:: SOURCE MATERIAL ::
^^^^^^^^^^^^^^^^

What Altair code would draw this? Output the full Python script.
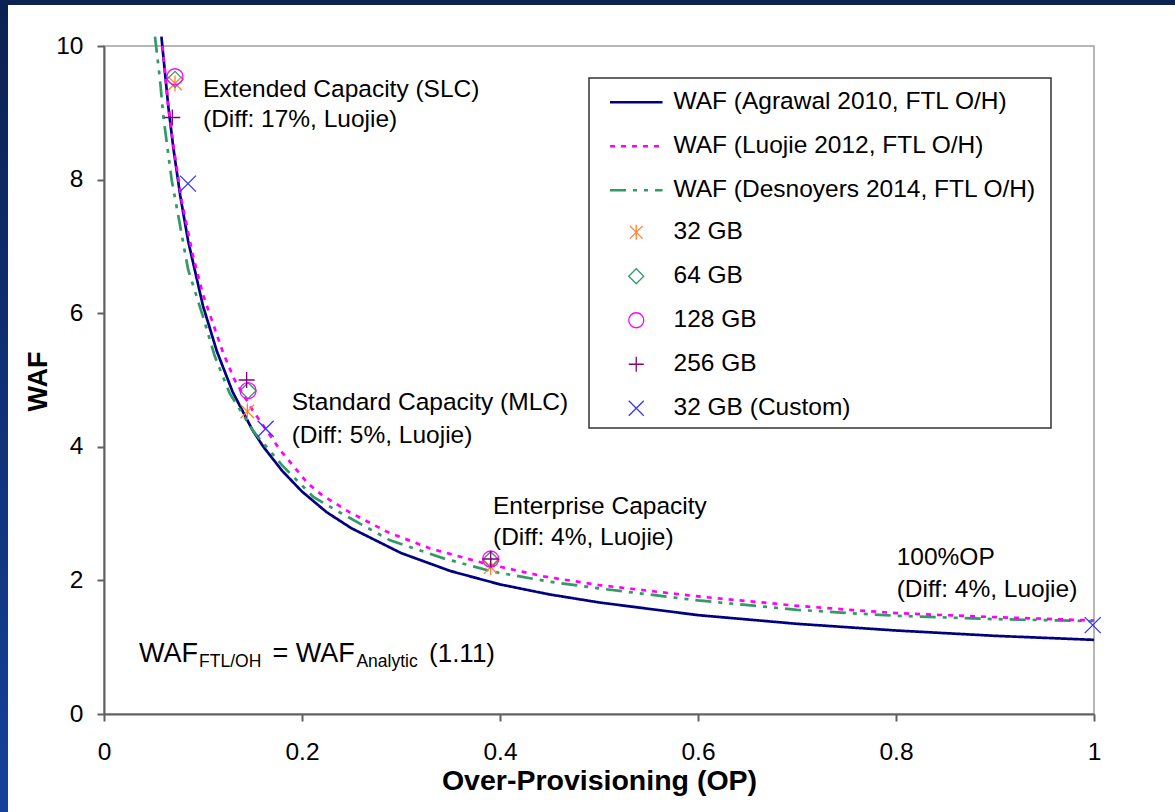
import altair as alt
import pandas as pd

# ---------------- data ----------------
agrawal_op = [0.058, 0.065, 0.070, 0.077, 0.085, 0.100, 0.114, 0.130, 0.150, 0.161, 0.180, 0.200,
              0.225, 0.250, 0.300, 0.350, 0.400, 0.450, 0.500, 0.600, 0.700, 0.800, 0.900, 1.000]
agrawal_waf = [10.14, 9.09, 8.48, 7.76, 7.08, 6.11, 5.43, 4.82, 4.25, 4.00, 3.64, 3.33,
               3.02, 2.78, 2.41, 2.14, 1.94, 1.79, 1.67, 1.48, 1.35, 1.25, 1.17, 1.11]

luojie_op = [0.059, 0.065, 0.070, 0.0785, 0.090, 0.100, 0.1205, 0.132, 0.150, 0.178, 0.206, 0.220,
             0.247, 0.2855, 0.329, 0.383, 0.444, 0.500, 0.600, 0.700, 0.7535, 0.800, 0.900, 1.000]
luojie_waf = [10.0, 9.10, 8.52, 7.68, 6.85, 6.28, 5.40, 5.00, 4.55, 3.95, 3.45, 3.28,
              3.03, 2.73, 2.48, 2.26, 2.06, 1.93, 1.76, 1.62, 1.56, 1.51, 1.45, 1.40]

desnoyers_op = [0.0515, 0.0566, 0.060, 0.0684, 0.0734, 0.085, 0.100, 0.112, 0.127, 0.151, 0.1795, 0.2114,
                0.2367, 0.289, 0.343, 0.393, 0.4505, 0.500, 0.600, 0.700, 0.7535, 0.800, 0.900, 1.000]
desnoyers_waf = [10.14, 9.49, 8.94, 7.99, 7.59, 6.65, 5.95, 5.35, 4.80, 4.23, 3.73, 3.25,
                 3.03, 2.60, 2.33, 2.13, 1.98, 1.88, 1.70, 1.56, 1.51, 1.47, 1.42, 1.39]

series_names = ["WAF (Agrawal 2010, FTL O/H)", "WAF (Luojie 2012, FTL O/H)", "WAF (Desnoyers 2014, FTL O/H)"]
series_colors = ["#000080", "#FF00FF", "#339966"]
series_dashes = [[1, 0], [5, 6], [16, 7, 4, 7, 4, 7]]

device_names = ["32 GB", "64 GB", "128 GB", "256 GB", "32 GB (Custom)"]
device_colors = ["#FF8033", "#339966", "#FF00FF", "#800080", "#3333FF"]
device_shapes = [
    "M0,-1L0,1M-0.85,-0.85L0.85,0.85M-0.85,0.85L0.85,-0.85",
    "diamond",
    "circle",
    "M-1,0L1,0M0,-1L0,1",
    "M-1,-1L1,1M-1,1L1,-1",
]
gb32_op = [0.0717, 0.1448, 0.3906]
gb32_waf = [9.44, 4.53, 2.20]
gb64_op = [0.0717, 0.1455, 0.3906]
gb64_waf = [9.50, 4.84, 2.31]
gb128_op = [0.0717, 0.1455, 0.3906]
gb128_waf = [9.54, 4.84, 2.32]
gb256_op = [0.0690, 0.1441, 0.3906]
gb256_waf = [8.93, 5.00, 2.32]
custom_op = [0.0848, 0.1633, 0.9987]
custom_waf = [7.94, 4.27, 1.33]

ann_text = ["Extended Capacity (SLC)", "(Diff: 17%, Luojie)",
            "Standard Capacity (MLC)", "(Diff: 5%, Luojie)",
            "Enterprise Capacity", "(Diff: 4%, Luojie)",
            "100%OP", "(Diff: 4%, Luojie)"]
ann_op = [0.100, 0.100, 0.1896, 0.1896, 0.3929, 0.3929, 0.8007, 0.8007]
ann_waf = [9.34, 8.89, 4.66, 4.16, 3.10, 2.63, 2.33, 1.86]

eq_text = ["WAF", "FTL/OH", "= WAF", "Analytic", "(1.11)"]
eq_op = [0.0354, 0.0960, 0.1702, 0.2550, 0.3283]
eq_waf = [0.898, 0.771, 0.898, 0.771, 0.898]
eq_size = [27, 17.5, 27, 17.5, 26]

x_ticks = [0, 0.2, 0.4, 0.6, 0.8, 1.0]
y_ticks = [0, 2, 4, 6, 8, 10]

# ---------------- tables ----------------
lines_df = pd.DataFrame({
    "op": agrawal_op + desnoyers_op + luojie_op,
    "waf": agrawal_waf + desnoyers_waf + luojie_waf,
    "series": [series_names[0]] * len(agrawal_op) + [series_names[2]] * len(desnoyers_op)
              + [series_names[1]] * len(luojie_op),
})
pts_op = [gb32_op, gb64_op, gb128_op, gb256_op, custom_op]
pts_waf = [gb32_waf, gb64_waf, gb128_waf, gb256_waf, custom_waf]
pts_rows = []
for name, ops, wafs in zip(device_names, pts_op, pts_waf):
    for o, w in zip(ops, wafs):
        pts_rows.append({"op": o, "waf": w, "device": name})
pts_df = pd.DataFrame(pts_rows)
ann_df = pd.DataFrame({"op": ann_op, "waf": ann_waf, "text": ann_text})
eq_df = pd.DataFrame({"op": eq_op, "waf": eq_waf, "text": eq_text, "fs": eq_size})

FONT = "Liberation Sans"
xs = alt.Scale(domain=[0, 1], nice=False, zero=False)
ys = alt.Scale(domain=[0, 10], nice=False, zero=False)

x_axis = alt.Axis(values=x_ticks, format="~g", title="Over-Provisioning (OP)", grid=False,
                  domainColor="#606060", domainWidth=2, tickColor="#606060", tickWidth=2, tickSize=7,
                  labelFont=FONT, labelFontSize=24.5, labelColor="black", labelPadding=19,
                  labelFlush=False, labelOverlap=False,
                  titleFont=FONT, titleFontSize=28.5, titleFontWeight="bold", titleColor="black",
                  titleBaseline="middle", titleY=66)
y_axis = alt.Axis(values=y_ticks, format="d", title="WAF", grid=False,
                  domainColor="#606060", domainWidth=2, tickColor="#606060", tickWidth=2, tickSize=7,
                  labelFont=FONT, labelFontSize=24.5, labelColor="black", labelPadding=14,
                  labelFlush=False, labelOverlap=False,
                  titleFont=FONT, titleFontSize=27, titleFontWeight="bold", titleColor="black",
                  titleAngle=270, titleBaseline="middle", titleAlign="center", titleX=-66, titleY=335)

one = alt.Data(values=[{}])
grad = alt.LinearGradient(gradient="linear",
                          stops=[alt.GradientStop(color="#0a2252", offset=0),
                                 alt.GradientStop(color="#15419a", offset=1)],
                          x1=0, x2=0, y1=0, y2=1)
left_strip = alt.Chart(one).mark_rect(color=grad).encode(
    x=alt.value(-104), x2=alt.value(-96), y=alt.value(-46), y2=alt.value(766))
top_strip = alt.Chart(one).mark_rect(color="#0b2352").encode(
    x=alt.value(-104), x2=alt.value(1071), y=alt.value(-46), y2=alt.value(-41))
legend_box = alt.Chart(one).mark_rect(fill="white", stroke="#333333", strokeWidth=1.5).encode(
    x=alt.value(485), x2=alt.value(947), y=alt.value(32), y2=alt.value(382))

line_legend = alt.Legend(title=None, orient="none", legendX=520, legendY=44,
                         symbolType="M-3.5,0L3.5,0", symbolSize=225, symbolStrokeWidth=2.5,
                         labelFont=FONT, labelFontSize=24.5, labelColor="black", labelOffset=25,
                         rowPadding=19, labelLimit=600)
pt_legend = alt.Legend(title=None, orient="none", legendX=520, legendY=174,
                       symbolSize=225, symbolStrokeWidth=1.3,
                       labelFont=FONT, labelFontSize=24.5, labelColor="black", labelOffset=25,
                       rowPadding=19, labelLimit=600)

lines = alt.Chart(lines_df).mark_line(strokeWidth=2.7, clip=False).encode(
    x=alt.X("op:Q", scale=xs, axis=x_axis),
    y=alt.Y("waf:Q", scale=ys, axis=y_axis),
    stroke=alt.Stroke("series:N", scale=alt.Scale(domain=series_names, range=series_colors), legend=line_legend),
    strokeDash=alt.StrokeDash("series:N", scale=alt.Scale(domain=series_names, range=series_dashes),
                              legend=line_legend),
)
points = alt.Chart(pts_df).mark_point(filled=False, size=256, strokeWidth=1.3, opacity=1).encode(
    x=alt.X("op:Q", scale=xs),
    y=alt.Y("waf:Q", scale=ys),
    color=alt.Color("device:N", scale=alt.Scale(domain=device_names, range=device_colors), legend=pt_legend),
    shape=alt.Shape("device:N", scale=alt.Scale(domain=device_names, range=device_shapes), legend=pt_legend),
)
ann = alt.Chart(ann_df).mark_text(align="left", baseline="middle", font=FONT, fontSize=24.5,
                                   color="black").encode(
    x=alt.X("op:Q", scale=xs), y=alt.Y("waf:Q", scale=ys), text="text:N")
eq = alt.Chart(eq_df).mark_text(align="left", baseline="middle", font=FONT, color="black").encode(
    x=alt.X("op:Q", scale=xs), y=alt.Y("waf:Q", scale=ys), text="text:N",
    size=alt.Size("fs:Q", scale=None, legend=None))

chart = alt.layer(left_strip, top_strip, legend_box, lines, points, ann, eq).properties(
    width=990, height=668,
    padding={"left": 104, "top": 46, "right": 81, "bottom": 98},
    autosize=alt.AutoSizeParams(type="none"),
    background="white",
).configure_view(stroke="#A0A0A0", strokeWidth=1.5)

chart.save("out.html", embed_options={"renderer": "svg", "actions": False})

^^^^^^^^^^^^^^^^

:: THE TASK ::
Please restate the material above line by line, exactly, beginning at its first line and ending with the line that contains "1.25, 1.17, 1.11]", without any pictures.

:: EXERCISE SOLUTION ::
What Altair code would draw this? Output the full Python script.
import altair as alt
import pandas as pd

# ---------------- data ----------------
agrawal_op = [0.058, 0.065, 0.070, 0.077, 0.085, 0.100, 0.114, 0.130, 0.150, 0.161, 0.180, 0.200,
              0.225, 0.250, 0.300, 0.350, 0.400, 0.450, 0.500, 0.600, 0.700, 0.800, 0.900, 1.000]
agrawal_waf = [10.14, 9.09, 8.48, 7.76, 7.08, 6.11, 5.43, 4.82, 4.25, 4.00, 3.64, 3.33,
               3.02, 2.78, 2.41, 2.14, 1.94, 1.79, 1.67, 1.48, 1.35, 1.25, 1.17, 1.11]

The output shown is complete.